[Start INFORMATION SHOWN]
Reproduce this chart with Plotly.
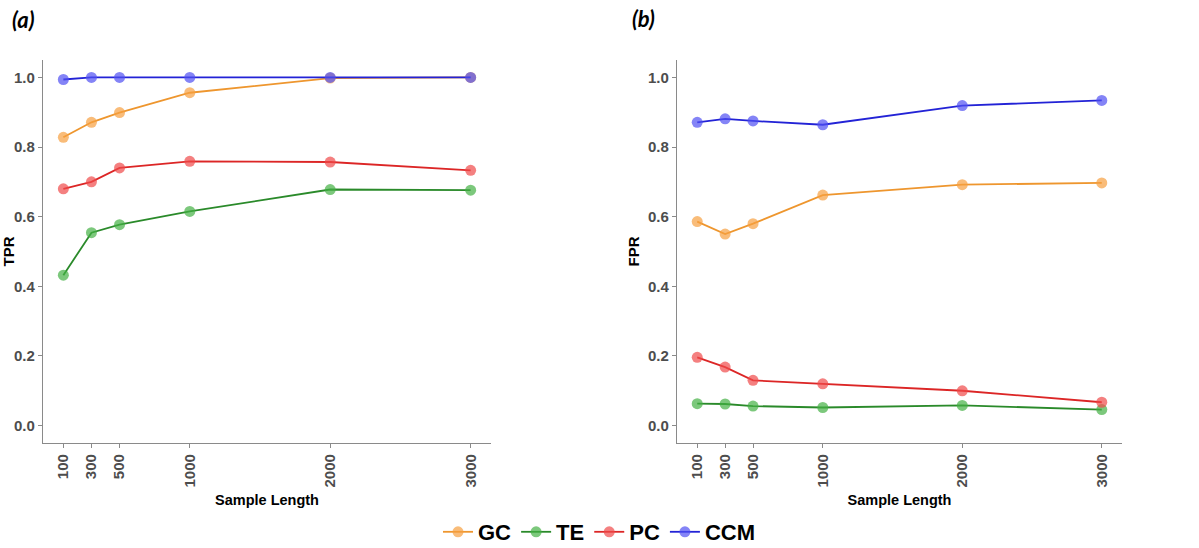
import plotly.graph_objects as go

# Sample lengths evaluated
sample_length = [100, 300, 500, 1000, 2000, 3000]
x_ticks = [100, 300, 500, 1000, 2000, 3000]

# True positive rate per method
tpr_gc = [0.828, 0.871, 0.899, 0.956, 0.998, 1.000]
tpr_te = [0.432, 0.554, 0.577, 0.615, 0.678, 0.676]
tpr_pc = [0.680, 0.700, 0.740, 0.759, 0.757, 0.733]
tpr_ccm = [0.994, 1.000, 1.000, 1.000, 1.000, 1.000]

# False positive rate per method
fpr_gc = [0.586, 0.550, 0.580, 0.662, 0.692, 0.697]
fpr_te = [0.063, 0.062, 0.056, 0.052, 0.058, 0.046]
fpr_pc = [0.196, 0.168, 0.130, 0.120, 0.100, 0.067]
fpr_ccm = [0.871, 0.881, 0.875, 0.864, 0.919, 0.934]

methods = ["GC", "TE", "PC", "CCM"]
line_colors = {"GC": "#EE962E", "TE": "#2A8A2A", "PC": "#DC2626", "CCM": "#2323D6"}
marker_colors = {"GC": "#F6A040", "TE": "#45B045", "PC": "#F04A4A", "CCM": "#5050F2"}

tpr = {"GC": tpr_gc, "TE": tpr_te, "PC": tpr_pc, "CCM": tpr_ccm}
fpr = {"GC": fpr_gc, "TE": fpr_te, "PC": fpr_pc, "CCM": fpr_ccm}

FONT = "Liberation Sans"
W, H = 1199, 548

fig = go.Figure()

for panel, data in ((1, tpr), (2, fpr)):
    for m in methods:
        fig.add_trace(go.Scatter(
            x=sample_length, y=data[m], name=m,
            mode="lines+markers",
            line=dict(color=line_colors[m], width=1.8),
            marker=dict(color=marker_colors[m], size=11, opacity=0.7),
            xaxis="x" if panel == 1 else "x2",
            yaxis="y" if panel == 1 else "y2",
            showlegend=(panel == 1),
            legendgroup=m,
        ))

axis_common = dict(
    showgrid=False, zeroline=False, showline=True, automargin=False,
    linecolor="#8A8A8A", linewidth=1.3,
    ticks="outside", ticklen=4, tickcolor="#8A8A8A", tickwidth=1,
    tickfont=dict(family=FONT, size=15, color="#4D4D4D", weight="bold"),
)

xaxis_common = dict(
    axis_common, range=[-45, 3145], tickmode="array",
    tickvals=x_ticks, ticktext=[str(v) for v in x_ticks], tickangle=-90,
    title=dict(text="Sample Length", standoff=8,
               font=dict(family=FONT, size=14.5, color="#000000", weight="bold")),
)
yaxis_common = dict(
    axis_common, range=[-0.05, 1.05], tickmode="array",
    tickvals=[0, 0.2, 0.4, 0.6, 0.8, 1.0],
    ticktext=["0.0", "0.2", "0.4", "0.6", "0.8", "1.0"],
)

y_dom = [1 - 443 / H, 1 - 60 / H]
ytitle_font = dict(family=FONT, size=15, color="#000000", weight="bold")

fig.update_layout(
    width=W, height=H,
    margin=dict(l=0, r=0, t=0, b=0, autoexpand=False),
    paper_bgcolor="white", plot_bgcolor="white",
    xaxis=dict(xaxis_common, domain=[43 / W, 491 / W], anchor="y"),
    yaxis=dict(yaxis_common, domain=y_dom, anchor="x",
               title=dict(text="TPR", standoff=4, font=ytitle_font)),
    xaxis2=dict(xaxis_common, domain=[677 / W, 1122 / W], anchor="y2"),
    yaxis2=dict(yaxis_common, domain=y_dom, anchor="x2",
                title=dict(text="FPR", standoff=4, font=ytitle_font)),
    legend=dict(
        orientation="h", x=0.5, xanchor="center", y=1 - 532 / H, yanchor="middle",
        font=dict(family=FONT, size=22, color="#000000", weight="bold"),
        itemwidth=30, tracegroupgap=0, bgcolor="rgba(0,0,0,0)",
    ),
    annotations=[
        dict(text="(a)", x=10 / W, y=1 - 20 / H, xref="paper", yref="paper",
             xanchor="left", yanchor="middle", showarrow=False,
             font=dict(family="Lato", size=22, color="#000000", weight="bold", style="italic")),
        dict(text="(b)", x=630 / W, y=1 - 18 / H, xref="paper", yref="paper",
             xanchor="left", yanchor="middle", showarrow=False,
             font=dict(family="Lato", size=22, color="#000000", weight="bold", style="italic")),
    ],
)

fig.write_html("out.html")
[End INFORMATION SHOWN]
## PROBLEM
In the data above, please extract the lines from the first one through the line with "fpr_ccm = [0.871, 0.881, 0.875, 0.864, 0.919, 0.934]", exactly, and keep pictures out.

## ANSWER TO THE EXERCISE
Reproduce this chart with Plotly.
import plotly.graph_objects as go

# Sample lengths evaluated
sample_length = [100, 300, 500, 1000, 2000, 3000]
x_ticks = [100, 300, 500, 1000, 2000, 3000]

# True positive rate per method
tpr_gc = [0.828, 0.871, 0.899, 0.956, 0.998, 1.000]
tpr_te = [0.432, 0.554, 0.577, 0.615, 0.678, 0.676]
tpr_pc = [0.680, 0.700, 0.740, 0.759, 0.757, 0.733]
tpr_ccm = [0.994, 1.000, 1.000, 1.000, 1.000, 1.000]

# False positive rate per method
fpr_gc = [0.586, 0.550, 0.580, 0.662, 0.692, 0.697]
fpr_te = [0.063, 0.062, 0.056, 0.052, 0.058, 0.046]
fpr_pc = [0.196, 0.168, 0.130, 0.120, 0.100, 0.067]
fpr_ccm = [0.871, 0.881, 0.875, 0.864, 0.919, 0.934]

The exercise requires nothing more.